As a copywriter, it might go without saying that I’ve always been fascinated by words and writing. What may not be as obvious is my lifelong fascination with everyday design. From baking to knitting to custom shoe design, I’ve always loved working with my hands to create varying forms of art that interact with the world instead of simply sitting on a gallery wall. This past year, I started working at a flower shop in addition to BatesMeron, and my previously amateur appreciation for design has matured and grown because of it.
While there are plenty of different styles of floral arrangements and innumerable traditions historically, the basic challenge of floral design is pretty much the challenge all designers and artists face: harmonizing color, shape and texture to convey a message.
And people certainly expect their flowers to be clearly expressive. From “hope you have a great day” to “feel better” to “please forgive me” to any number of slightly varying but still unique messages, each combination of colors and shapes has to be carefully considered.
At Asrai Garden, I’ve learned what we like to call “Victorian English Garden” style. A well-balanced, low and lush style of arranging, we build most of our bouquets in-hand (rather than in a vase or floral foam), and the traditional, bulbous shape of hand-tied bouquets is fairly consistent across the arrangements we produce. But even with so many factors predetermined, each bouquet is a challenge. In a process that often feels architectural, we are tasked with building the same shape out of brand new elements each time.
The flowers each have their own personalities we have to wrangle. Stock is sturdy and good for caging in floppy greens. Solidago and wax flower are fluffy and useful fillers. Peonies and irises may look puny at first but will soon open and evolve into magnificent blooms that will fill in more space with time. Like different fonts in a logo or flyer, some like to play together; others just don’t even make sense in the same room. Yet, somehow, different combinations of these blooms fit together (not too unlike a botanical game of Tetris) as we create the beautiful shapes our shop is known for.
As I’ve learned more about shape, I’ve also been forced to reject everything I thought I once knew about color. Turns out, I don’t actually hate pink, which is surprising considering the deep prejudice I’ve held against it for years. Rusty red, a color I’ve never given much thought to before, is the most magical when found on a ranunculus, but the same color doesn’t give me any feelings on a stem of dianthus. It’s strange.

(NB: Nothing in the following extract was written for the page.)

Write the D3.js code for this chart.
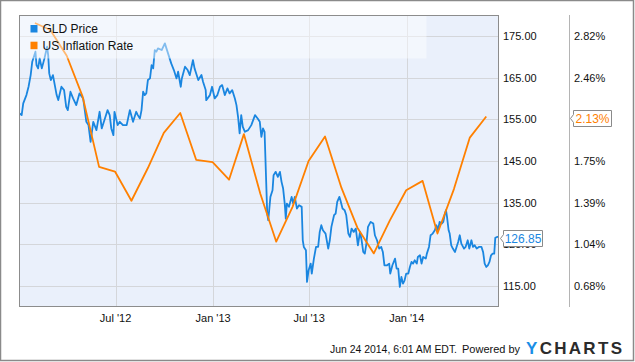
<!DOCTYPE html>
<html><head><meta charset="utf-8">
<script src="https://cdn.jsdelivr.net/npm/d3@7"></script>
<style>
html,body{margin:0;padding:0;background:#fff;}
svg text{font-family:"Liberation Sans",Arial,sans-serif;}
</style></head>
<body><svg id="c" width="635" height="362"></svg>
<script>
const priceDates = ["2012-01-02","2012-01-06","2012-01-09","2012-01-15","2012-01-19","2012-01-23","2012-01-26","2012-02-01","2012-02-03","2012-02-06","2012-02-09","2012-02-13","2012-02-18","2012-02-23","2012-02-25","2012-02-27","2012-03-01","2012-03-05","2012-03-12","2012-03-15","2012-03-21","2012-03-26","2012-03-30","2012-04-02","2012-04-07","2012-04-12","2012-04-18","2012-04-24","2012-05-01","2012-05-07","2012-05-11","2012-05-15","2012-05-20","2012-05-26","2012-06-01","2012-06-05","2012-06-11","2012-06-16","2012-06-20","2012-06-23","2012-06-27","2012-06-29","2012-07-05","2012-07-09","2012-07-15","2012-07-22","2012-07-28","2012-08-03","2012-08-09","2012-08-12","2012-08-16","2012-08-19","2012-08-22","2012-08-25","2012-08-28","2012-08-31","2012-09-04","2012-09-07","2012-09-10","2012-09-13","2012-09-16","2012-09-19","2012-09-26","2012-10-02","2012-10-05","2012-10-11","2012-10-14","2012-10-19","2012-10-24","2012-10-27","2012-11-01","2012-11-03","2012-11-09","2012-11-14","2012-11-18","2012-11-24","2012-11-27","2012-12-01","2012-12-04","2012-12-10","2012-12-13","2012-12-18","2012-12-19","2012-12-26","2012-12-30","2013-01-04","2013-01-09","2013-01-14","2013-01-18","2013-01-23","2013-01-28","2013-02-01","2013-02-06","2013-02-11","2013-02-14","2013-02-17","2013-02-20","2013-02-23","2013-02-26","2013-03-02","2013-03-08","2013-03-14","2013-03-21","2013-03-26","2013-03-30","2013-04-02","2013-04-05","2013-04-08","2013-04-13","2013-04-15","2013-04-19","2013-04-23","2013-04-25","2013-04-29","2013-05-03","2013-05-07","2013-05-10","2013-05-13","2013-05-16","2013-05-18","2013-05-20","2013-05-24","2013-05-29","2013-06-01","2013-06-04","2013-06-08","2013-06-12","2013-06-17","2013-06-19","2013-06-21","2013-06-25","2013-06-27","2013-06-30","2013-07-04","2013-07-06","2013-07-10","2013-07-14","2013-07-18","2013-07-21","2013-07-24","2013-07-27","2013-08-01","2013-08-06","2013-08-09","2013-08-12","2013-08-17","2013-08-20","2013-08-23","2013-08-27","2013-08-29","2013-09-02","2013-09-06","2013-09-09","2013-09-13","2013-09-16","2013-09-19","2013-09-23","2013-09-27","2013-10-01","2013-10-05","2013-10-08","2013-10-11","2013-10-14","2013-10-17","2013-10-20","2013-10-25","2013-10-30","2013-11-02","2013-11-06","2013-11-10","2013-11-14","2013-11-17","2013-11-20","2013-11-25","2013-11-29","2013-12-01","2013-12-05","2013-12-10","2013-12-13","2013-12-16","2013-12-19","2013-12-22","2013-12-25","2013-12-28","2013-12-31","2014-01-04","2014-01-07","2014-01-10","2014-01-13","2014-01-16","2014-01-20","2014-01-22","2014-01-26","2014-01-29","2014-02-01","2014-02-06","2014-02-08","2014-02-12","2014-02-15","2014-02-19","2014-02-23","2014-02-26","2014-03-01","2014-03-04","2014-03-08","2014-03-11","2014-03-14","2014-03-16","2014-03-18","2014-03-21","2014-03-23","2014-03-26","2014-03-29","2014-04-02","2014-04-05","2014-04-08","2014-04-11","2014-04-14","2014-04-19","2014-04-22","2014-04-26","2014-04-29","2014-05-03","2014-05-06","2014-05-09","2014-05-13","2014-05-17","2014-05-22","2014-05-25","2014-05-28","2014-05-31","2014-06-03","2014-06-06","2014-06-09","2014-06-12","2014-06-15","2014-06-17","2014-06-21","2014-06-24"];
const priceValues = [156.4,156,158.8,160.8,162.8,165.6,168.8,171.2,168,167.2,169.6,167.2,169.6,172.4,170.4,166,164.4,165.6,160.8,159.6,162.8,162,158,157.2,161.6,160,158.4,161.2,160,154.4,153.6,149.6,154.4,152.4,156.8,152.8,155.2,157.2,156,152.8,151.2,156.8,153.6,154.4,153.6,153.6,157.2,154.4,156.8,156,155.2,157.2,161.6,160.8,161.2,164.4,164.8,168,167.2,171.6,171.2,172,171.6,173.2,172,169.6,168.4,166.8,164.8,166.4,162.8,164.8,167.6,166.8,165.6,169.2,167.2,165.6,164.4,165.6,164,162,159.6,160.8,162.8,160,160.8,162.8,163.2,160.8,162.4,161.2,162,160,158.4,155.6,151.6,156,153.2,152,152.4,153.6,156,155.2,154.4,150.8,152.8,152,132.4,130.8,136.4,138,141.6,142.4,141.2,142.4,140,138.4,134.8,131.2,134.8,134,136.4,134.8,136.4,133.6,134.4,134,126,124.4,123.6,116,118.8,120.4,118,121.6,124.4,124.4,128,129.6,128.4,127.6,124,126,129.2,132,132.4,135.2,136.4,135.6,133.6,133.2,132,127.6,126.8,128.8,128,128.8,124.8,128,126,123.2,122.8,125.2,129.2,130.4,130,127.2,126,124,124.4,123.2,120,120,120.4,118,120,121.6,119.2,119.2,114.8,117.2,115.6,116.4,118,118,119.6,120.8,120.4,121.2,120.4,122,122.4,120.4,122,121.6,122.8,124.4,127.2,127.6,128.4,129.6,128.4,130.4,130,130.4,132.4,133.2,131.6,128.4,127.6,124.8,124,123.2,124.4,125.6,127.2,125.2,124,124.4,126,124,126,124.4,124.8,124,124.4,124.4,123.2,120.4,119.6,120,120.8,122.4,122.8,122.8,126.6,126.8,126.85];
const inflDates = ["2012-01-31","2012-02-29","2012-03-31","2012-04-30","2012-05-31","2012-06-30","2012-07-31","2012-08-31","2012-09-30","2012-10-31","2012-11-30","2012-12-31","2013-01-31","2013-02-28","2013-03-31","2013-04-30","2013-05-31","2013-06-30","2013-07-31","2013-08-31","2013-09-30","2013-10-31","2013-11-30","2013-12-31","2014-01-31","2014-02-28","2014-03-31","2014-04-30","2014-05-31"];
const inflValues = [2.93,2.87,2.65,2.30,1.70,1.66,1.41,1.69,1.99,2.16,1.76,1.74,1.59,1.98,1.47,1.06,1.36,1.75,1.96,1.52,1.18,0.96,1.24,1.50,1.58,1.13,1.51,1.95,2.13];
const priceTicks = [115,125,135,145,155,165,175];
// the 2.11% tick sits fully behind the 2.13% flag in the reference, so it is not drawn
const pctTickValues = [0.68,1.04,1.39,1.75,2.46,2.82];
const xTickDates = ["2012-07-01","2013-01-01","2013-07-01","2014-01-01"];
const xTickLabels = ["Jul '12","Jan '13","Jul '13","Jan '14"];
const seriesNames = ["GLD Price","US Inflation Rate"];
const lastPriceLabel = "126.85";
const lastInflLabel = "2.13%";

const BLUE = "#1a86e0", ORANGE = "#ff8000";
const parse = d3.timeParse("%Y-%m-%d");
const svg = d3.select("#c");
const L = 19, R = 499, T = 15, B = 307;

const x = d3.scaleTime().domain([parse("2012-01-01"), parse("2014-06-24")]).range([L, R]);
const y = d3.scaleLinear().domain([110, 180]).range([B, T]);
const y2 = d3.scaleLinear().domain([0.68, 2.82]).range([y(115), y(175)]);

svg.append("rect").attr("x",0.5).attr("y",0.5).attr("width",633).attr("height",360)
  .attr("fill","#fff").attr("stroke","#8a8a8a").attr("stroke-width",1.5);

svg.append("rect").attr("x",L).attr("y",T).attr("width",R-L).attr("height",B-T).attr("fill","#eaf0fb");

svg.append("g").selectAll("line").data(priceTicks).join("line")
  .attr("x1",L).attr("x2",R).attr("y1",d=>Math.round(y(d))+0.5).attr("y2",d=>Math.round(y(d))+0.5)
  .attr("stroke","#d4d6da").attr("stroke-width",1);
svg.append("g").selectAll("line").data(xTickDates).join("line")
  .attr("y1",T).attr("y2",B).attr("x1",d=>Math.round(x(parse(d)))+0.5).attr("x2",d=>Math.round(x(parse(d)))+0.5)
  .attr("stroke","#d4d6da").attr("stroke-width",1);

svg.append("clipPath").attr("id","clip").append("rect").attr("x",L).attr("y",T).attr("width",R-L).attr("height",B-T);
const g = svg.append("g").attr("clip-path","url(#clip)");

const priceData = priceDates.map((d,i)=>({d:parse(d), v:priceValues[i]}));
const inflData = inflDates.map((d,i)=>({d:parse(d), v:inflValues[i]}));

g.append("path").datum(priceData)
  .attr("d", d3.line().x(p=>x(p.d)).y(p=>y(p.v)))
  .attr("fill","none").attr("stroke",BLUE).attr("stroke-width",1.8).attr("stroke-linejoin","round");
g.append("path").datum(inflData)
  .attr("d", d3.line().x(p=>x(p.d)).y(p=>y2(p.v)))
  .attr("fill","none").attr("stroke",ORANGE).attr("stroke-width",1.8).attr("stroke-linejoin","round");

svg.append("rect").attr("x",L+0.5).attr("y",T+0.5).attr("width",407).attr("height",43)
  .attr("fill","#fff").attr("opacity",0.45);
const leg = svg.append("g");
seriesNames.forEach((n,i)=>{
  leg.append("rect").attr("x",30.5).attr("y",25+i*16.7).attr("width",7).attr("height",7.5)
    .attr("fill", i===0?BLUE:ORANGE);
  leg.append("text").attr("x",42.5).attr("y",33+i*16.7).attr("font-size",12).attr("fill","#111").text(n);
});

svg.append("rect").attr("x",L+0.5).attr("y",T+0.5).attr("width",R-L-1).attr("height",B-T-1)
  .attr("fill","none").attr("stroke","#8c8c8c").attr("stroke-width",1);

svg.append("line").attr("x1",569.5).attr("x2",569.5).attr("y1",T).attr("y2",B).attr("stroke","#b4b4b4");

svg.append("g").selectAll("text").data(priceTicks).join("text")
  .attr("x",503).attr("y",d=>y(d)+4).attr("font-size",11).attr("fill","#111")
  .text(d=>d3.format(".2f")(d));
svg.append("g").selectAll("text").data(pctTickValues).join("text")
  .attr("x",574).attr("y",d=>y2(d)+4).attr("font-size",11).attr("fill","#111")
  .text(d=>d3.format(".2f")(d)+"%");

svg.append("g").selectAll("text").data(xTickDates).join("text")
  .attr("x",d=>x(parse(d))).attr("y",322).attr("text-anchor","middle").attr("font-size",11).attr("fill","#111")
  .text((d,i)=>xTickLabels[i]);

function flag(xTip, yv, w, txt, color){
  const h = 16, bx = xTip+3;
  const p = `M${xTip},${yv} L${bx},${yv-4} L${bx},${yv-h/2} L${bx+w},${yv-h/2} L${bx+w},${yv+h/2} L${bx},${yv+h/2} L${bx},${yv+4} Z`;
  svg.append("path").attr("d",p).attr("fill","#fff").attr("stroke","#8a8a8a").attr("stroke-width",1);
  svg.append("text").attr("x",bx+w/2).attr("y",yv+4.5).attr("text-anchor","middle").attr("font-size",12)
    .attr("fill",color).text(txt);
}
flag(500.5, Math.round(y(priceValues[priceValues.length-1]))+1.5, 39, lastPriceLabel, BLUE);
flag(570.5, Math.round(y2(inflValues[inflValues.length-1]))+1.5, 38, lastInflLabel, ORANGE);

svg.append("text").attr("x",330).attr("y",353).attr("font-size",11).attr("fill","#111")
  .attr("textLength",127).attr("lengthAdjust","spacingAndGlyphs")
  .text("Jun 24 2014, 6:01 AM EDT.");
svg.append("text").attr("x",462).attr("y",353).attr("font-size",11).attr("fill","#111")
  .text("Powered by");
const logo = svg.append("text").attr("x",526).attr("y",354).attr("font-size",17).attr("font-weight","bold")
  .attr("letter-spacing",2.3);
logo.append("tspan").attr("fill","#1a8ee6").text("Y");
logo.append("tspan").attr("fill","#2b2b2b").text("CHARTS");
</script></body></html>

Form and content, color and shape—these are concepts I always knew were related in important ways, but I never quite understood how inextricably. You can look at them separately, sure, but they don’t make any sort of sense in a vacuum.
And that’s something I’ve really appreciated since joining the BMSD team. The same principles apply. Form and content: writers and designers work side-by-side here, collaborating to figure out the very best way to express our message. Every detail of our designs is created keeping in mind that how you frame something is just as important as the content of the copy or the individual images.